Hier über die Stellung Jesu im Islam aufzuklären, würde wahrscheinlich den Rahmen sprengen. Ganz kurz zusammengefasst: Jesus Christus heißt bei uns Muslimen Isa ibn Maryam al-Masih (Jesus, Sohn von Maria, der Messias). Er zählt für uns zu den Schriftpropheten/Gottesgesandten, die höchste Stellung unter den Propheten. Wenn Sie Jesus und Islam googeln, werden Sie zahlreiche Beiträge finden, und in keinem davon werden Sie etwas Negatives über Jesus finden. Am objektivsten ist vermutlich der Eintrag bei Wikipedia: https://de.wikipedia.org/wiki/%CA%BF%C4%AAs%C4%81_ibn_Maryam
Was Ihre Frage zum Begriff “Ungläubige” angeht, so ist das nciht so leicht zu erklären. Grundsätzlich gilt, dass es im Judentum als auch im Islam bestimmte Begriffe für Menschen gibt, die nicht der eigenen Gemeinschaft angehören. Im Judentum ist es der Goy (plural: Goyim) und im Islam der Kafir (plural: Kafirun/Kuffar). Das erstere ist hebräischer Herkunft und bedeutet so viel wie Volk, also “Angehöriger eines anderen Volkes als dem israelitischen”. Das andere stammt aus dem Arabischen und bedeutet so viel “bedecken”, also jemand, der hinsichtlich des muslimischen Glaubens “bedeckt” ist, der den Islam zwar kennt, aber für sich ablehnt, als ihn bedeckt.
Die Übersetzung dieser Begriffe von einer semitischen in die deutsche Sprache lässt viel Spielraum, aber naturgemäß werden Begriffe genutzt, die in der deutschen Sprache bereits existieren. “Ungläubige” und “Heiden” sind Begriffe, die in der deutschen Sprache bekannt und etabliert sind, da sie in der Bibel für Nichtchristen benutzt werden, weshalb sie manchmal als Übersetzung herhalten müssen.

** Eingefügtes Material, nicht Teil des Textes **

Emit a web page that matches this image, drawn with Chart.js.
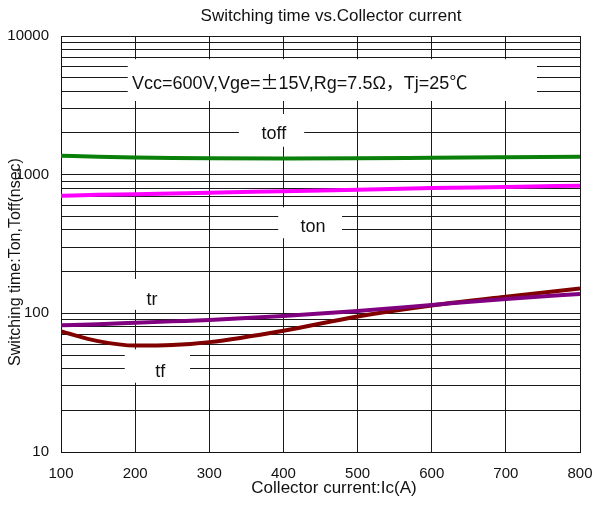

Man kann sie aber auch als Nichtjuden/Nichtmuslime übersetzen.
Im Grunde sind Christen für uns Muslime, was wir Muslime auch für die Christen sind, nämlich nicht Mitglieder der eigenen Religionsgemeinschaft.
Zumindest für die arabische Sprache kann ich sagen, dass eine wortwörtliche Übersetzung des Wortes “Ungläubiger” weder im Koran, noch in der Sunnah oder in theologischen Texten vorkommt.